Books

A Samurai Comes of Age in This Graphic Novel

Patricia Elzie-Tuttle is a writer, podcaster, librarian, and information fanatic who appreciates potatoes in every single one of their beautiful iterations. Patricia earned a B.A. in Creative Writing and Musical Theatre from the University of Southern California and an MLIS from San Jose State University. Her weekly newsletter, Enthusiastic Encouragement & Dubious Advice offers self-improvement and mental health advice, essays, and resources that pull from her experience as a queer, Black, & Filipina person existing in the world. She is also doing the same on the Enthusiastic Encouragement & Dubious Advice Podcast. More of her written work can also be found in Body Talk: 37 Voices Explore Our Radical Anatomy edited by Kelly Jensen, and, if you’re feeling spicy, in Best Women’s Erotica of the Year, Volume 4 edited by Rachel Kramer Bussel. Patricia has been a Book Riot contributor since 2016 and is currently co-host of the All the Books! podcast and one of the weekly writers of the Read This Book newsletter. She lives in Oakland, CA on unceded Ohlone land with her wife and a positively alarming amount of books. Find her on her Instagram, Bluesky, and LinkTree.

Today’s pick is a newly released young adult graphic novel with a big heart.

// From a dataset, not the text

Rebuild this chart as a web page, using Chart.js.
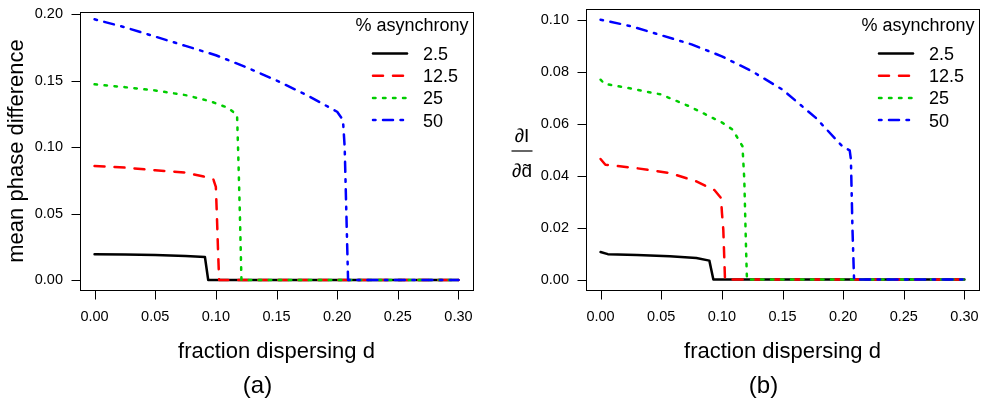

Book cover of The Worst Ronin by Maggie Tokuda-Hall and art by Faith Schaffer

The Worst Ronin by Maggie Tokuda-Hall and Art by Faith Schaffer

Chihiro Ito is sixteen and has big dreams about being a samurai. She is obsessed with Tatsuo Nakano, a well-known samurai who was the first girl to be accepted to the renowned samurai school known as Keisi Academy. Keisi Academy is notorious for only allowing boys, but Tatsuo’s fierce talent could not be ignored. Tatsuo is glorified in movies and television and on posters (and probably other merch), and Chihiro might just be her biggest fan. Chihiro has been training with her father who himself is an esteemed samurai, though in retirement from serving Daimyo Teshima. Chihiro’s father has an existing injury from his samurai days which makes the fact that he has been called out of retirement and back into service even more worrisome. A large, terrible creature called a yamauba has been kidnapping children in a town in the mountains.

Chihiro is eager to prove herself and volunteers to go in her father’s place. Her parents only allow it if she finds a rōnin to accompany her and fight the monster as a team. Chihiro decides that she is not going to hire just any rōnin. She wants to hire her idol, Tatsuo Nakano. When she finally catches up to Tatsuo and convinces her to join her, Chihiro finds that her idol is not at all who she imagined. Tatsuo is fighting her own demons. She is doing everything she can to escape from grief, which often involves a lot of drinking and a lot of being rude to people so she doesn’t form any kind of attachments.

Amidst the snarky dialogue and plenty of humor, this graphic novel is absolutely about the ways in which grief can tear us apart and bring us together. Content warnings for violence and death of friends and family members.